O mapeamento de indicadores críticos relacionados ao trabalho de forma proativa e não reativa serve de subsídio para intervenções que promovam mudanças no contexto laboral e para elaboração de estudos longitudinais que permitam o acompanhamento das percepções dos trabalhadores com o passar do tempo, já que gestão se faz a médio e longo prazo (ANTLOGA et al, 2014).

5  CONCLUSÃO

O objetivo da presente pesquisa foi fazer um levantamento da contribuição da Ergonomia e da Psicodinâmica do Trabalho em gestão de riscos na saúde e segurança do trabalho através de uma análise bibliométrica a partir de um levantamento na base de periódicos da CAPES de 2010 a 2020.

Conclui-se que o objetivo da pesquisa foi alcançado, revelando que a relação entre Ergonomia e gestão de riscos está mais evidente do que a relação entre Psicodinâmica do Trabalho e gestão de riscos. Poucos foram os estudos que trouxeram o olhar da PDT para a gestão de riscos na saúde e segurança do trabalho. Pode-se inferir que a lacuna desta temática na formação de engenheiros, médicos, enfermeiros dentre outros profissionais que estão entre os autores dos estudos seja a razão da baixa quantidade de estudos que relacionam PDT e gestão de riscos.
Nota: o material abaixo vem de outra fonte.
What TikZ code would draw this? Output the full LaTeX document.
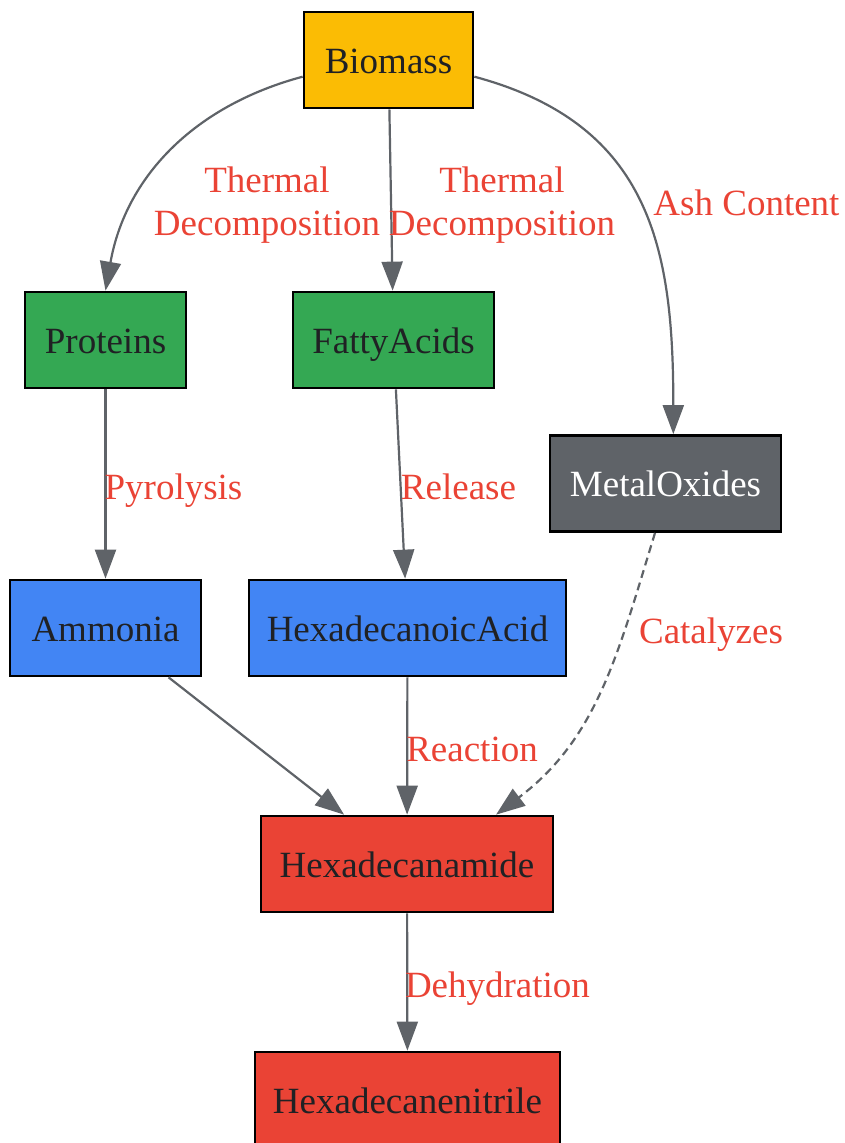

Depreende-se também, a partir deste estudo, que dentre as inúmeras metodologias adotadas, a grande maioria contempla a participação dos trabalhadores e análise dos fatores que envolvem a atividade e as operações, elementos estes cruciais nos estudos da Ergonomia e Psicodinâmica do Trabalho.

Parafraseando Holz; Bianco (2014), “[…] a gestão coloca-se mais como uma arte do que como uma técnica”, cabendo a cada gestor e organizador do trabalho, considerar os imperativos de toda atividade humana e a contradição entre normas necessárias e renormalizações tratando as situações sempre singulares.